Well this book will guide you through the wonderful maze of food and guide you through any grocery aisle. I was wowed with all the myths about food that I've personally grown up with and will certainly make a better food choice after reading this amazing book.
This is a beginners guide to how what we eat directly impacts our health. I would say at a bare minimum, this book will get you thinking and asking some questions. It is interesting and makes some valid points.
A useful book in general. Not all of it may be relevant to you and some of us health-conscious folks may already know much of the stuff in here, but it still is a good reference guide to have handy, and there are some bits of valuable info in here that perhaps you don't already know.
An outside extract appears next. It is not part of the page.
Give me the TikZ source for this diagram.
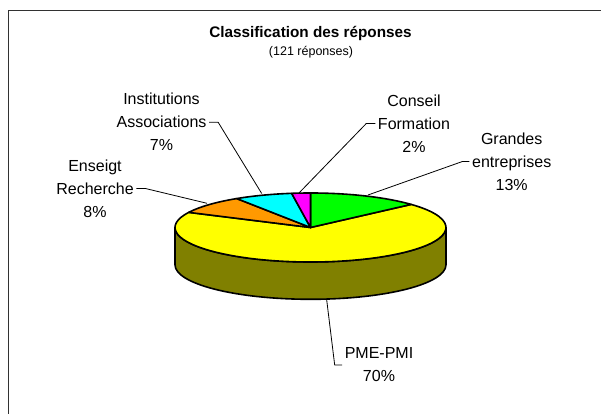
\documentclass[tikz,border=0pt]{standalone}
\usepackage{fontspec}
\setmainfont{Liberation Sans}
\definecolor{pieyellow}{RGB}{255,255,0}
\definecolor{pieolive}{RGB}{128,128,0}
\definecolor{piegreen}{RGB}{0,255,0}
\definecolor{piecyan}{RGB}{0,255,255}
\definecolor{piemagenta}{RGB}{255,0,255}
\definecolor{pieorange}{RGB}{255,153,0}
\definecolor{framegray}{RGB}{50,50,50}
\begin{document}
\begin{tikzpicture}[x=1pt,y=1pt,
  lbl/.style={align=center,inner sep=2.5pt,font=\fontsize{16}{23}\selectfont},
  leader/.style={draw=black,line width=0.8pt},
  slice/.style={draw=black,line width=1.6pt,line join=round}]
\useasboundingbox (0,0) rectangle (601,414);
\fill[white] (0,0) rectangle (601,414);
\draw[line width=1.4pt, draw=framegray] (601,403.3) -- (8.3,403.3) -- (8.3,0);
% titles
\node (title) at (310.5,381) {\fontsize{15.3}{18}\selectfont\bfseries Classification des réponses};
\node (sub) at (311,362) {\fontsize{12.5}{15}\selectfont (121 réponses)};
% pie
\coordinate (C) at (310.5,186.5);
\draw[slice,fill=pieolive] (175,186.5) -- (175,149.2) arc (180:360:135.5 and 34.5) -- (446,186.5) arc (0:-180:135.5 and 34.5) -- cycle;
\draw[slice,fill=pieyellow] (C) -- ++(42:135.5 and 34.5) arc (42:-206:135.5 and 34.5) -- cycle;
\draw[slice,fill=piegreen] (C) -- ++(90:135.5 and 34.5) arc (90:42:135.5 and 34.5) -- cycle;
\draw[slice,fill=pieorange] (C) -- ++(154:135.5 and 34.5) arc (154:123:135.5 and 34.5) -- cycle;
\draw[slice,fill=piecyan] (C) -- ++(123:135.5 and 34.5) arc (123:98:135.5 and 34.5) -- cycle;
\draw[slice,fill=piemagenta] (C) -- ++(98:135.5 and 34.5) arc (98:90:135.5 and 34.5) -- cycle;
% leader end points on the pie
\coordinate (pInst) at (261.7,220.5);
\coordinate (pCons) at (299,221);
\coordinate (pGran) at (368,219);
\coordinate (pEns) at (207,210.7);
\coordinate (pPme) at (326.7,114);
% labels
\node[lbl] (inst) at (161.5,291.8) {Institutions\\Associations\\7\%};
\node[lbl] (cons) at (414,290.5) {Conseil\\Formation\\2\%};
\node[lbl] (gran) at (511.7,252.5) {Grandes\\entreprises\\13\%};
\node[lbl] (ens) at (95,225.5) {Enseigt\\Recherche\\8\%};
\node[lbl] (pme) at (379,49) {PME-PMI\\70\%};
% leaders
\draw[leader] (inst.east) -- ++(9,0) -- (pInst);
\draw[leader] (cons.west) -- ++(-9,0) -- (pCons);
\draw[leader] (gran.west) -- ++(-7,0) -- (pGran);
\draw[leader] (ens.east) -- ++(9,0) -- (pEns);
\draw[leader] (pme.west) -- ++(-7.4,0) -- (pPme);
\end{tikzpicture}
\end{document}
For me, the chapter on "pantry staples" that talked about different oils was interesting. I found out that, even though canola oil has omega-3 (which is healthy), due to the way the oil is processed, a lot of this omega-3 gets turned into trans fat. I learned too that the chemical extraction process for most oils is what makes them unhealthy. I was disappointed though, to not find sacha inchi oil and perilla oil mentioned. I read some years ago that these were supposedly healthier choices (and therefore made the switch to using these); it would be nice to get this info verified by other sources.
The chapter on seafood I also found helpful. There are many tables showing you which seafood is safe to eat in terms of mercury levels. There is a lot of info too on farmed fish and its potential harms.
The book is organised by food type: e.g. produce, grains, nuts & seeds, meat & poultry, eggs, dairy, frozen foods, snacks & sweets, etc - which makes a lot of sense. This makes it easy to find whatever you need to fast.